[start of Listed entries]
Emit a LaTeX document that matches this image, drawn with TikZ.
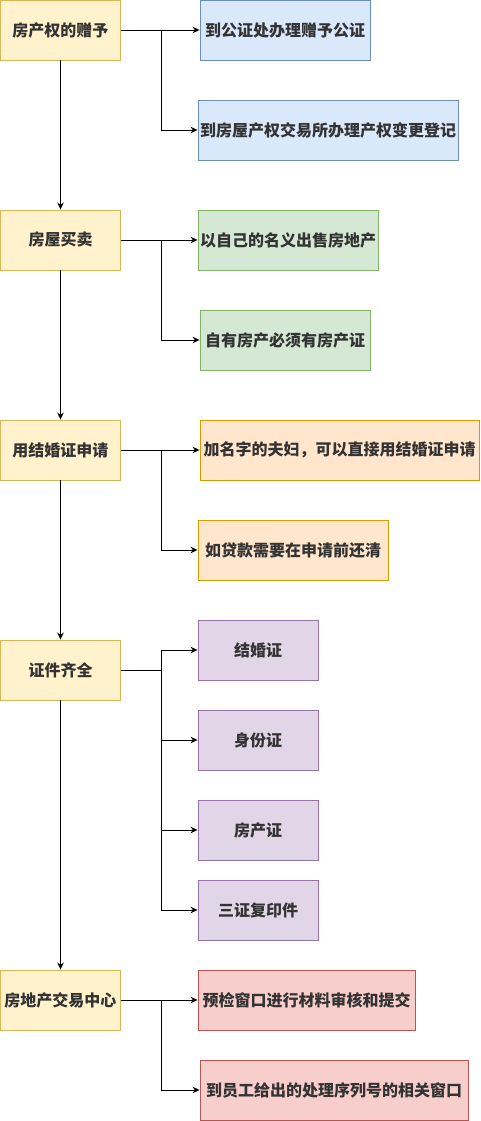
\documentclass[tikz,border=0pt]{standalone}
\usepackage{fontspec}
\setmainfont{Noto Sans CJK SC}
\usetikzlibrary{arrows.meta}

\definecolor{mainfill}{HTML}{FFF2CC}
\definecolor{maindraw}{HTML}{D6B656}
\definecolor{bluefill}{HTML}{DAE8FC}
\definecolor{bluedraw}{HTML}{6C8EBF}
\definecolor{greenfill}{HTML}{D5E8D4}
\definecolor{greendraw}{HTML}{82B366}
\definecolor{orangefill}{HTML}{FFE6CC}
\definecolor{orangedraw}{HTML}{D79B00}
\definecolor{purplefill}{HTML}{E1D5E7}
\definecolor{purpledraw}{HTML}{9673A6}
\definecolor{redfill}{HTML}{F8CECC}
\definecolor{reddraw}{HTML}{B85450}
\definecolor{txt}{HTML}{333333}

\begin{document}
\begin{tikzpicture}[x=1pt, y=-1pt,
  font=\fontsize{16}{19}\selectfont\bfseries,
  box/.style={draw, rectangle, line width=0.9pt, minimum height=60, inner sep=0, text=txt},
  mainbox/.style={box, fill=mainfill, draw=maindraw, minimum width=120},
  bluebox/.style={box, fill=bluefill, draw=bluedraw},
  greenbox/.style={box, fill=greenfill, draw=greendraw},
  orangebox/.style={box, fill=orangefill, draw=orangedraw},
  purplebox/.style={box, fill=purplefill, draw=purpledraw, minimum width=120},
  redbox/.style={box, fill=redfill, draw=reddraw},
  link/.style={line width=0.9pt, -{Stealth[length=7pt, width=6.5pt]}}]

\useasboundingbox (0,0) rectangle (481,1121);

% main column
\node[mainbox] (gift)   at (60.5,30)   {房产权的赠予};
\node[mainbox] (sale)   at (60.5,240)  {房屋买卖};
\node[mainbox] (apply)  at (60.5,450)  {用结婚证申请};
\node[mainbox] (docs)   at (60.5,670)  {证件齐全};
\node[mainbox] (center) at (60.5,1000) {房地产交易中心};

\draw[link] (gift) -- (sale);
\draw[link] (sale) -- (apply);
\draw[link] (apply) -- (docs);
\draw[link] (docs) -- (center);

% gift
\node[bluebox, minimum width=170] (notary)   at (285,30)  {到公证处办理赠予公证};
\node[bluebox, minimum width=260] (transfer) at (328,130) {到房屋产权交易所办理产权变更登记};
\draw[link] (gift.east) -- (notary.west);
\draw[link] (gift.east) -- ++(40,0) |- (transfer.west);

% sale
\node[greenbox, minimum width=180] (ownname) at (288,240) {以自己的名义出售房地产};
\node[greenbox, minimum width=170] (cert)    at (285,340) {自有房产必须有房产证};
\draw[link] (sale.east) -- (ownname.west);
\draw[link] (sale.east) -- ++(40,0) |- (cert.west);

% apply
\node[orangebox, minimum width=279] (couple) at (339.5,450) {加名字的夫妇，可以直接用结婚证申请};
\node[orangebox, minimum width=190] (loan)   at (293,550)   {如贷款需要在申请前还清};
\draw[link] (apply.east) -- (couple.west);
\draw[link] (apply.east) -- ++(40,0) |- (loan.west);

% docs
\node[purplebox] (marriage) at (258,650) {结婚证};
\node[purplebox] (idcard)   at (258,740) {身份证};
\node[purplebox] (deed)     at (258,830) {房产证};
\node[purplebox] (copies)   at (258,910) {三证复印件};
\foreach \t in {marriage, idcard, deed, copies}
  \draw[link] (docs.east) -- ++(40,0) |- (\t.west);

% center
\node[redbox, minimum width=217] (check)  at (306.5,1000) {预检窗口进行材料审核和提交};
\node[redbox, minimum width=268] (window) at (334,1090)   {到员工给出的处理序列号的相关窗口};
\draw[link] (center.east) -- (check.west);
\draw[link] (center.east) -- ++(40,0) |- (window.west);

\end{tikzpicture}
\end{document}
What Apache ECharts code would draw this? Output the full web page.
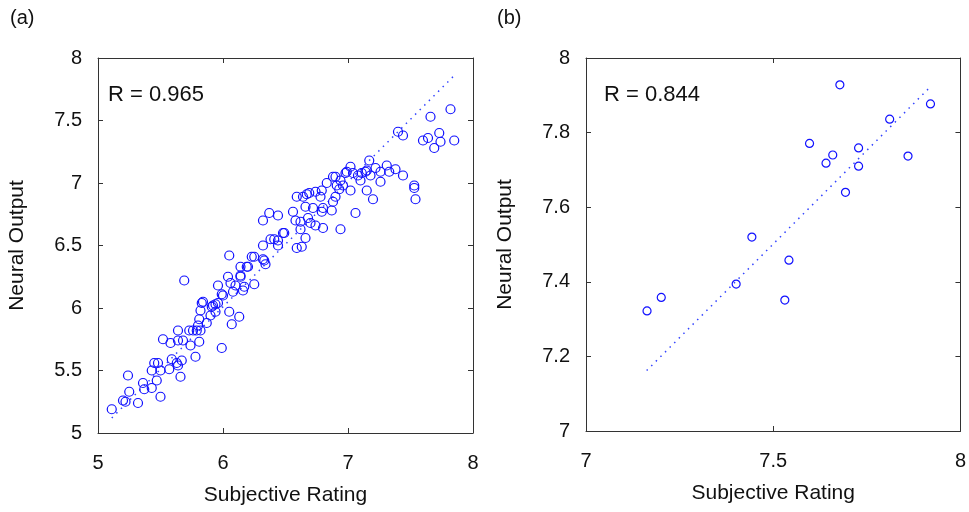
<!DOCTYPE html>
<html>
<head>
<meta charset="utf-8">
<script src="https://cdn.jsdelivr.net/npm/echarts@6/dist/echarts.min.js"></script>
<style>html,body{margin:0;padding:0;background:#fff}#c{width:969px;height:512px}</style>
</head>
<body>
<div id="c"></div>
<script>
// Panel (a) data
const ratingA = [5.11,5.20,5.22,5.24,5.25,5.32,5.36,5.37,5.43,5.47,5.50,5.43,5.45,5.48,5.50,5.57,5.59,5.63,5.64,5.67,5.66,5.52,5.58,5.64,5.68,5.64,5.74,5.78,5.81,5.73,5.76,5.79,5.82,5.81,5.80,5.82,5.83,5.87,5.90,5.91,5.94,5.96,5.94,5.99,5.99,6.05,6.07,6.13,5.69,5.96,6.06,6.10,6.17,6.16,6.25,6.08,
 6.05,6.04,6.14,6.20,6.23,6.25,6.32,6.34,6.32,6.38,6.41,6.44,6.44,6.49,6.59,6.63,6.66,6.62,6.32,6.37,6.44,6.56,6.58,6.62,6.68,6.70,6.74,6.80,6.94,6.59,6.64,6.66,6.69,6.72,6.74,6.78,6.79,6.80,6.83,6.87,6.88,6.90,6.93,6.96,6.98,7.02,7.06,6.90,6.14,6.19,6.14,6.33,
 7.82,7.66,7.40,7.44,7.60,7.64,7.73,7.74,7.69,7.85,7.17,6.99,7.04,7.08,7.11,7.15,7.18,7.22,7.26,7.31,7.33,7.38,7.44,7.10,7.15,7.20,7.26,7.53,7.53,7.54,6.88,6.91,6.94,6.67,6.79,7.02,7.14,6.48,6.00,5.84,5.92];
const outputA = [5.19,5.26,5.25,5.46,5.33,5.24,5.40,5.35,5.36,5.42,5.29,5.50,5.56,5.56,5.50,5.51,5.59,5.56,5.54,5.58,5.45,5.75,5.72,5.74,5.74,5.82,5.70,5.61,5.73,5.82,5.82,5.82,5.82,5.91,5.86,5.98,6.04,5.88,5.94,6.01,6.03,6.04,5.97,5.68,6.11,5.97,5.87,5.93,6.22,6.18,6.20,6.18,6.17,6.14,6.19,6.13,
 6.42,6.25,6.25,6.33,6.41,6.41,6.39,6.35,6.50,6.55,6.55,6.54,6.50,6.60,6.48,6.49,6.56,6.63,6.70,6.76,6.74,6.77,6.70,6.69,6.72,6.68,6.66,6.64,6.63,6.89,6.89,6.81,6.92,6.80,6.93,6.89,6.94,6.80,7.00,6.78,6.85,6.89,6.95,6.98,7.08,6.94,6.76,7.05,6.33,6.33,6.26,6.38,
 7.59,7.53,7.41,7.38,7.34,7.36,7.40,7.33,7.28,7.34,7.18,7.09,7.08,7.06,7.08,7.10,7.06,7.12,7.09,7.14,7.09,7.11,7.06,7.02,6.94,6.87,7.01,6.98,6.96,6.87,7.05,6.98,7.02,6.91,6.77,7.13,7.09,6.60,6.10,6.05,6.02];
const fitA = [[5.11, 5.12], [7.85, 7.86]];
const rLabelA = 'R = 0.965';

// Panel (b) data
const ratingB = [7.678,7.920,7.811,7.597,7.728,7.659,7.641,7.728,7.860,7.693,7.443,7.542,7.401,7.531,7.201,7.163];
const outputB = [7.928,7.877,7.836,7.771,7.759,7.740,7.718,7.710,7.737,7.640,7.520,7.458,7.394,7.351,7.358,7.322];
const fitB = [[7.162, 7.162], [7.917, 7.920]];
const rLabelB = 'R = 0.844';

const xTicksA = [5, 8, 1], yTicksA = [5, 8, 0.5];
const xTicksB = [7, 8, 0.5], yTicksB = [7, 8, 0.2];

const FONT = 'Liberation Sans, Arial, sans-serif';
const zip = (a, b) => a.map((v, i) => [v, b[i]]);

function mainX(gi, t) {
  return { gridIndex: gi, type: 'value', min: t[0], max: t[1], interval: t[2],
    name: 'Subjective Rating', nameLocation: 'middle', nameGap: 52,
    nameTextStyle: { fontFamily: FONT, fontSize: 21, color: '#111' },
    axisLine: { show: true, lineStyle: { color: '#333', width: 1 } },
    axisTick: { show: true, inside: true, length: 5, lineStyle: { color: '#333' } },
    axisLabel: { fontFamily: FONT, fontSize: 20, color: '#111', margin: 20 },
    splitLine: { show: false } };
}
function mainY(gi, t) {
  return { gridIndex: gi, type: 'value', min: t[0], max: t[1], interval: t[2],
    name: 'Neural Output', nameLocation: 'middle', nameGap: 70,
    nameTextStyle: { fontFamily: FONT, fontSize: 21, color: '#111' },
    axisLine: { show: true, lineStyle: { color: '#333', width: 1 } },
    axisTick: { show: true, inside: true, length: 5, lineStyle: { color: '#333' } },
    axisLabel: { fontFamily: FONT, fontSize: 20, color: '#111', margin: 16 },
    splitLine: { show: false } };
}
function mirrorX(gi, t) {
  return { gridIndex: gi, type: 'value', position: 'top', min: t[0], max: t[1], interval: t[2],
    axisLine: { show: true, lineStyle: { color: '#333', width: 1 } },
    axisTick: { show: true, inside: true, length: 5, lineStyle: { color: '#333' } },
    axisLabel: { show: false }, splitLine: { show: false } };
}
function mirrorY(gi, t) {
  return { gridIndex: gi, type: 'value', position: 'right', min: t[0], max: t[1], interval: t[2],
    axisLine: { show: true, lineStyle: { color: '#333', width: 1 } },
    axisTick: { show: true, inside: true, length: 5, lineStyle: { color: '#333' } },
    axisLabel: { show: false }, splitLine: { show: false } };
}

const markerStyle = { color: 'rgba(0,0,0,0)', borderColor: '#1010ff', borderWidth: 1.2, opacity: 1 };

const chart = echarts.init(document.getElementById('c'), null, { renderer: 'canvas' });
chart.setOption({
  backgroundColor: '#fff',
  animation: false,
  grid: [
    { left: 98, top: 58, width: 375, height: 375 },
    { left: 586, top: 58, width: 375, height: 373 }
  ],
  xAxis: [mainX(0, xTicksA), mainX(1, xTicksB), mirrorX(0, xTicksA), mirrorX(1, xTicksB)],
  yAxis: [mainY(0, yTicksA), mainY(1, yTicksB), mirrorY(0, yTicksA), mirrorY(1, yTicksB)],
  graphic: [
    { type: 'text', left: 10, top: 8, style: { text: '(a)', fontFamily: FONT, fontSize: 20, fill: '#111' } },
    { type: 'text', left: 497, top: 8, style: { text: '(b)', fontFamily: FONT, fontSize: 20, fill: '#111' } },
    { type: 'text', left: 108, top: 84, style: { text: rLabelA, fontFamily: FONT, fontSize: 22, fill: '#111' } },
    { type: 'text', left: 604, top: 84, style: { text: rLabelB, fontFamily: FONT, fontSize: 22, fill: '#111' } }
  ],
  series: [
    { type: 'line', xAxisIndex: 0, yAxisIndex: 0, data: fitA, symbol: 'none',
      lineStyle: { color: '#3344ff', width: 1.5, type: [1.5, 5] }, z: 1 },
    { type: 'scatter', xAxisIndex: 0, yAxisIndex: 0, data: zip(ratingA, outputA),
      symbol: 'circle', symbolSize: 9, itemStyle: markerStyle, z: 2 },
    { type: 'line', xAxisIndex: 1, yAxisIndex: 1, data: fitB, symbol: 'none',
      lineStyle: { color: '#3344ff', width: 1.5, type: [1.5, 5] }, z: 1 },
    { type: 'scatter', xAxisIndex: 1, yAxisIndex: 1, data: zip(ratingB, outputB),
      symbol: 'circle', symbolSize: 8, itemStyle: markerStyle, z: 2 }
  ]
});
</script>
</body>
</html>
[end of Listed entries]
Request: Reproduce the records word for word, please, from their first line up to and including the line that contains "-- ++(40,0) |- (cert.west);", but no pictures.

Output of the task:
Emit a LaTeX document that matches this image, drawn with TikZ.
\documentclass[tikz,border=0pt]{standalone}
\usepackage{fontspec}
\setmainfont{Noto Sans CJK SC}
\usetikzlibrary{arrows.meta}

\definecolor{mainfill}{HTML}{FFF2CC}
\definecolor{maindraw}{HTML}{D6B656}
\definecolor{bluefill}{HTML}{DAE8FC}
\definecolor{bluedraw}{HTML}{6C8EBF}
\definecolor{greenfill}{HTML}{D5E8D4}
\definecolor{greendraw}{HTML}{82B366}
\definecolor{orangefill}{HTML}{FFE6CC}
\definecolor{orangedraw}{HTML}{D79B00}
\definecolor{purplefill}{HTML}{E1D5E7}
\definecolor{purpledraw}{HTML}{9673A6}
\definecolor{redfill}{HTML}{F8CECC}
\definecolor{reddraw}{HTML}{B85450}
\definecolor{txt}{HTML}{333333}

\begin{document}
\begin{tikzpicture}[x=1pt, y=-1pt,
  font=\fontsize{16}{19}\selectfont\bfseries,
  box/.style={draw, rectangle, line width=0.9pt, minimum height=60, inner sep=0, text=txt},
  mainbox/.style={box, fill=mainfill, draw=maindraw, minimum width=120},
  bluebox/.style={box, fill=bluefill, draw=bluedraw},
  greenbox/.style={box, fill=greenfill, draw=greendraw},
  orangebox/.style={box, fill=orangefill, draw=orangedraw},
  purplebox/.style={box, fill=purplefill, draw=purpledraw, minimum width=120},
  redbox/.style={box, fill=redfill, draw=reddraw},
  link/.style={line width=0.9pt, -{Stealth[length=7pt, width=6.5pt]}}]

\useasboundingbox (0,0) rectangle (481,1121);

% main column
\node[mainbox] (gift)   at (60.5,30)   {房产权的赠予};
\node[mainbox] (sale)   at (60.5,240)  {房屋买卖};
\node[mainbox] (apply)  at (60.5,450)  {用结婚证申请};
\node[mainbox] (docs)   at (60.5,670)  {证件齐全};
\node[mainbox] (center) at (60.5,1000) {房地产交易中心};

\draw[link] (gift) -- (sale);
\draw[link] (sale) -- (apply);
\draw[link] (apply) -- (docs);
\draw[link] (docs) -- (center);

% gift
\node[bluebox, minimum width=170] (notary)   at (285,30)  {到公证处办理赠予公证};
\node[bluebox, minimum width=260] (transfer) at (328,130) {到房屋产权交易所办理产权变更登记};
\draw[link] (gift.east) -- (notary.west);
\draw[link] (gift.east) -- ++(40,0) |- (transfer.west);

% sale
\node[greenbox, minimum width=180] (ownname) at (288,240) {以自己的名义出售房地产};
\node[greenbox, minimum width=170] (cert)    at (285,340) {自有房产必须有房产证};
\draw[link] (sale.east) -- (ownname.west);
\draw[link] (sale.east) -- ++(40,0) |- (cert.west);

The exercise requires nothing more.